Domain 2: Search Comprehensiveness¶
| Criterion | Rating |
|---|---|
| Were multiple sources/databases searched? | Low risk |
| Were search terms comprehensive? | Low risk |
| Were no-result searches documented? | Low risk |
Notes: Five focused searches covered the landscape from multiple angles: overview, DPO specifically, GRPO/RLVR, Constitutional AI/RLAIF, and DPO variants (KTO/ORPO/SimPO). Primary papers were accessed directly via arXiv. One limitation: the search was conducted via web search only, not academic databases (Semantic Scholar, Google Scholar) directly.
Domain 3: Evaluation Consistency¶
| Criterion | Rating |
|---|---|
| Were all sources scored on the same dimensions? | Low risk |
| Were ratings justified with rationale? | Low risk |
| Was the same rigor applied to supporting and contradicting sources? | Low risk |
Notes: All sources received the same 8-dimension scoring (reliability, relevance, 6 bias domains). The Apple DPO counterpoint (contradicting H1's strong form) was given full treatment and featured prominently in the assessment.
Domain 4: Synthesis Fairness¶
| Criterion | Rating |
|---|---|
| Were all hypotheses given fair treatment? | Low risk |
| Were contradictions highlighted? | Low risk |
| Was the ACH matrix applied consistently? | Low risk |
Notes: All three hypotheses received full evidence evaluation. H2 (no viable alternatives) was not strawmanned — it was given the Apple DPO finding as supporting evidence before being eliminated on the weight of contradicting evidence.

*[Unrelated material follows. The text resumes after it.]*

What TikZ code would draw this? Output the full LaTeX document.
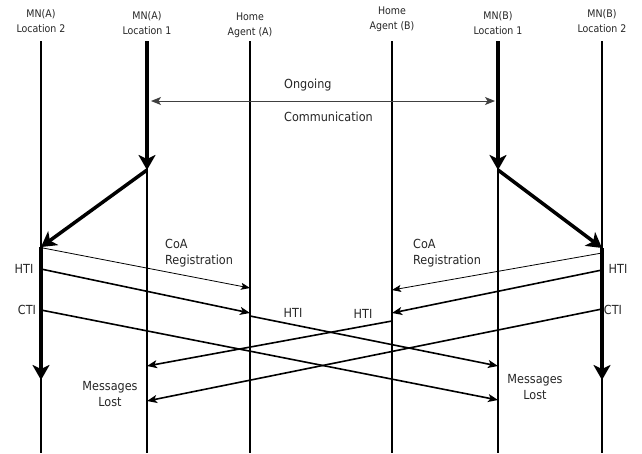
\documentclass[tikz,border=0pt]{standalone}
\usepackage{fontspec}
\setmainfont{DejaVu Sans Condensed}
\usetikzlibrary{arrows.meta}
\begin{document}
\begin{tikzpicture}[x=1pt,y=-1pt,
  lifeline/.style={line width=1.6pt},
  move/.style={line width=3.5pt,-{Stealth[length=15pt,width=17pt,inset=4pt]}},
  msg/.style={line width=1.6pt,-{Stealth[length=10pt,width=8pt,inset=2.5pt]}},
  thinmsg/.style={line width=0.8pt,-{Stealth[length=9pt,width=7pt,inset=2pt]}},
  comm/.style={line width=1pt,black!75,{Stealth[length=10pt,width=8pt,inset=2.5pt]}-{Stealth[length=10pt,width=8pt,inset=2.5pt]}},
  head/.style={font=\fontsize{10.5}{15}\selectfont,align=center,inner sep=0pt,text=black!85},
  lbl/.style={font=\fontsize{12.5}{16}\selectfont,inner sep=0pt,text=black!85},
]
\useasboundingbox (0,0) rectangle (642,453);

% headers
\node[head] (ha2) at (41,21.5) {MN(A)\\Location 2};
\node[head] (ha1) at (147,23.5) {MN(A)\\Location 1};
\node[head] (hha) at (250,25.5) {Home\\Agent (A)};
\node[head] (hhb) at (392,19.5) {Home\\Agent (B)};
\node[head] (hb1) at (498,23) {MN(B)\\Location 1};
\node[head] (hb2) at (602,21.5) {MN(B)\\Location 2};

% lifeline ends
\coordinate (a2t) at (41,41);  \coordinate (a2b) at (41,453);
\coordinate (a1t) at (147,41); \coordinate (a1b) at (147,453);
\coordinate (hat) at (250,41); \coordinate (hab) at (250,453);
\coordinate (hbt) at (392,41); \coordinate (hbb) at (392,453);
\coordinate (b1t) at (498,41); \coordinate (b1b) at (498,453);
\coordinate (b2t) at (602,41); \coordinate (b2b) at (602,453);

\draw[lifeline] (a2t) -- (a2b);
\draw[lifeline] (a1t) -- (a1b);
\draw[lifeline] (hat) -- (hab);
\draw[lifeline] (hbt) -- (hbb);
\draw[lifeline] (b1t) -- (b1b);
\draw[lifeline] (b2t) -- (b2b);

% movement
\coordinate (a1m) at (147,170);
\coordinate (a2m) at (41,247);
\coordinate (a2e) at (41,380);
\coordinate (b1m) at (498,170);
\coordinate (b2m) at (602,248);
\coordinate (b2e) at (602,380);
\draw[move] (a1t) -- (a1m);
\draw[move] (a1m) -- (a2m);
\draw[move] (a2m) -- (a2e);
\draw[move] (b1t) -- (b1m);
\draw[move] (b1m) -- (b2m);
\draw[move] (b2m) -- (b2e);

% ongoing communication
\coordinate (oc1) at (151,101);
\coordinate (oc2) at (495,101);
\draw[comm] (oc1) -- (oc2);
\node[lbl,anchor=west] (ong) at (284,85) {Ongoing};
\node[lbl,anchor=west] (com) at (284,117) {Communication};

% message endpoints
\coordinate (cA1) at (43,248);  \coordinate (cA2) at (250,288);
\coordinate (hA1) at (41,269);  \coordinate (hA2) at (250,313);
\coordinate (hA3) at (250,316); \coordinate (hA4) at (498,366);
\coordinate (tA1) at (41,310);  \coordinate (tA2) at (498,400);
\coordinate (cB1) at (602,253); \coordinate (cB2) at (392,290);
\coordinate (hB1) at (602,270); \coordinate (hB2) at (392,313);
\coordinate (hB3) at (392,321); \coordinate (hB4) at (147,366);
\coordinate (tB1) at (602,309); \coordinate (tB2) at (147,401);

\draw[thinmsg] (cA1) -- (cA2);
\draw[msg] (hA1) -- (hA2);
\draw[msg] (hA3) -- (hA4);
\draw[msg] (tA1) -- (tA2);
\draw[thinmsg] (cB1) -- (cB2);
\draw[msg] (hB1) -- (hB2);
\draw[msg] (hB3) -- (hB4);
\draw[msg] (tB1) -- (tB2);

% labels
\node[lbl,anchor=west,align=left] (coaA) at (165,253.5) {CoA\\Registration};
\node[lbl,anchor=west,align=left] (coaB) at (413,253.5) {CoA\\Registration};
\node[lbl] (htiA) at (24,269) {HTI};
\node[lbl] (ctiA) at (27,310) {CTI};
\node[lbl] (htiB) at (618,269) {HTI};
\node[lbl] (ctiB) at (613,310) {CTI};
\node[lbl] (htiMA) at (293,313) {HTI};
\node[lbl] (htiMB) at (363,314) {HTI};
\node[lbl,align=center] (lostA) at (110,394) {Messages\\Lost};
\node[lbl,align=center] (lostB) at (535,387) {Messages\\Lost};
\end{tikzpicture}
\end{document}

Domain 5: Source-Back Verification¶
| Source | Extract Accurate | Assessment Consistent | Discrepancy |
|---|---|---|---|
| SRC01 | Yes | Yes | None |
| SRC02 | Yes | Yes | None |
| SRC03 | Yes | Yes | None |
| SRC04 | Yes | Yes | None |
| SRC05 | Yes | Minor | SRC05 mentions "auditing and disclosure standards" as complementary — this was noted but could have been more prominent |
| SRC06 | Yes | Yes | None |
| SRC07 | Yes | Yes | None |
| SRC08 | Yes | Yes | None |
Discrepancy count: 0 material, 1 minor
Corrections: None required.
Unresolved flags: SRC05's emphasis on non-technical solutions (auditing, disclosure) could have been given more weight in the assessment.
Overall Assessment¶
Rating: Low risk
The research followed the methodology systematically. The main risk is an over-emphasis on technical alternatives at the expense of process/governance alternatives mentioned in SRC05. The source collection is weighted toward primary research papers, which is appropriate for a technical question.
Researcher Bias Check¶
As an AI system trained with RLHF-related methods, there is inherent familiarity with these techniques that could bias toward presenting them as well-understood. Mitigated by: including counterpoints (Apple DPO finding), noting commercial interests in source COI assessments, and distinguishing between benchmark results and production deployment.